EEOC Unveils 2013-2016 Enforcement Priorities

January 2, 2013

On December 18, 2012, the Equal Employment Opportunity Commission ("EEOC") announced the approval of its 2013-2016 Strategic Enforcement Plan.  The Plan’s purpose is to “focus and coordinate the EEOC’s programs to have a sustainable impact in reducing and deterring discriminatory practices in the workplace.”  The Plan sets forth six agency priorities:

  • Eliminating Barriers in Recruiting and Hiring.  The EEOC will target discriminatory policies and practices that still exist at the hiring stage, such as exclusionary policies and procedures, the practice of steering individuals into certain jobs based on their status in a particular group, and the use of certain screening tools (pre-employment tests, background checks, and date-of-birth inquiries).
  • Protecting Immigrant, Migrant, and Other Vulnerable Workers.  This priority will focus on practices that affect groups of vulnerable workers who are often unaware of their rights, or reluctant to exercise them.  The Plan specifically identifies disparate pay, job segregation, harassment, and trafficking practices as issues faced by this population of workers.
  • Addressing Emerging and Developing Issues.  The Plan identifies several priority issues under this heading, including coverage and reasonable accommodation under the Americans with Disabilities Act ("ADA"), accommodating pregnancy-related limitations under the ADA, and coverage of lesbian, gay, bisexual, and transgender individuals under Title VII.
  • Enforcing Equal Pay Laws.  The EEOC will focus on compensation systems that discriminate based on gender.
  • Preserving Access to the Legal System.  This priority includes policies and practices that discourage or prohibit individuals from exercising their rights under the law, or impede the EEOC’s enforcement efforts, such as retaliatory actions, overly broad waivers, settlement provisions that prohibit filing charges or providing information to the EEOC, and failure to retain records required by EEOC regulations.
  • Preventing Harassment Through Systemic Enforcement and Targeted Outreach.  The EEOC identifies harassment as one of the most common workplace complaints, and will continue to focus its efforts in this area.
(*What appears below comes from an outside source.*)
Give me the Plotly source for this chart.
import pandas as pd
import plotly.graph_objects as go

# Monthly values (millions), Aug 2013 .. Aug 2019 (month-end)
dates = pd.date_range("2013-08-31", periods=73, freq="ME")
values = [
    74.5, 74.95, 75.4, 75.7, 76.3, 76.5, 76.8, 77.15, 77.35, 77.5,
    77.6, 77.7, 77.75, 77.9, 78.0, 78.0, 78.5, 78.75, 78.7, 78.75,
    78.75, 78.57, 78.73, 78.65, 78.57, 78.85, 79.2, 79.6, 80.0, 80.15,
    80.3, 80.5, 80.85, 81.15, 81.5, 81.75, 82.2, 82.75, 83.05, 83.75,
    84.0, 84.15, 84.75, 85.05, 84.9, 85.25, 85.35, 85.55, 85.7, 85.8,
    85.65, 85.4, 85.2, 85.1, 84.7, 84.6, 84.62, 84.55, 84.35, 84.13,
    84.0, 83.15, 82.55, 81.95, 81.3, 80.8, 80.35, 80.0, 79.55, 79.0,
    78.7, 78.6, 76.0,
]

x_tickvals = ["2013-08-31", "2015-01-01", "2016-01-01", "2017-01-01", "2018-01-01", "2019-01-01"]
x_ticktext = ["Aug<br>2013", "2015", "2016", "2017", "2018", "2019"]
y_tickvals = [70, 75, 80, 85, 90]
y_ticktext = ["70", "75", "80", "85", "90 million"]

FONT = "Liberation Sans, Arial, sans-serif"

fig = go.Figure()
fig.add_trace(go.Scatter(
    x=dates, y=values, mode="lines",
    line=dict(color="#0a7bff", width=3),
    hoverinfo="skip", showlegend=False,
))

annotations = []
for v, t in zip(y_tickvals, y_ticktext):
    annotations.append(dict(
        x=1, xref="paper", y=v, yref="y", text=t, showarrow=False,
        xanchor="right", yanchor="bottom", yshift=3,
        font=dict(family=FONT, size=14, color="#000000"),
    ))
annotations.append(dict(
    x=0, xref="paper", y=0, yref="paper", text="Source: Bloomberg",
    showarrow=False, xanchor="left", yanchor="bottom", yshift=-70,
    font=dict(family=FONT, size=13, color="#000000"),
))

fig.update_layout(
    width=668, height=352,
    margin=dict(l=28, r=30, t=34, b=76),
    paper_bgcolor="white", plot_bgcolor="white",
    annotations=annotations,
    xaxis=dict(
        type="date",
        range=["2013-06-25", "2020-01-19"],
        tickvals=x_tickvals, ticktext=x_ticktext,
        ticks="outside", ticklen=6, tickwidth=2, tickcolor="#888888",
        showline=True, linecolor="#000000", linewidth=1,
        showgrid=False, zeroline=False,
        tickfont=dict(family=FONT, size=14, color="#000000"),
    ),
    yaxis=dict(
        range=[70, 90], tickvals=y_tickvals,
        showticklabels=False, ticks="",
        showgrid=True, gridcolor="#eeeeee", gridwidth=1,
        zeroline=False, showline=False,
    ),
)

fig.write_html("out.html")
The Plan reflects a targeted approach that will place a greater share of the EEOC’s resources on these six priority areas.  Charges that fall within these six areas will be given priority attention.

One key theme that can be discerned from this Plan is the EEOC’s strong interest in cases that could potentially affect more than just the charging party.  The EEOC intends to take the greatest investigative interest in charges that reference or otherwise involve employment policies or practices with potential class-wide impact -- even if the charging party does not specifically allege that more than one employee has been affected.  In assessing the risk or exposure associated with any given EEOC charge, employers must consider the possibility that the EEOC will broaden its investigation beyond the particular employee who filed the charge.  The EEOC's Plan serves as another reminder that employers should periodically evaluate whether their standard employment policies and practices might unintentionally have a discriminatory impact on any protected group, or might otherwise need to be improved or amended.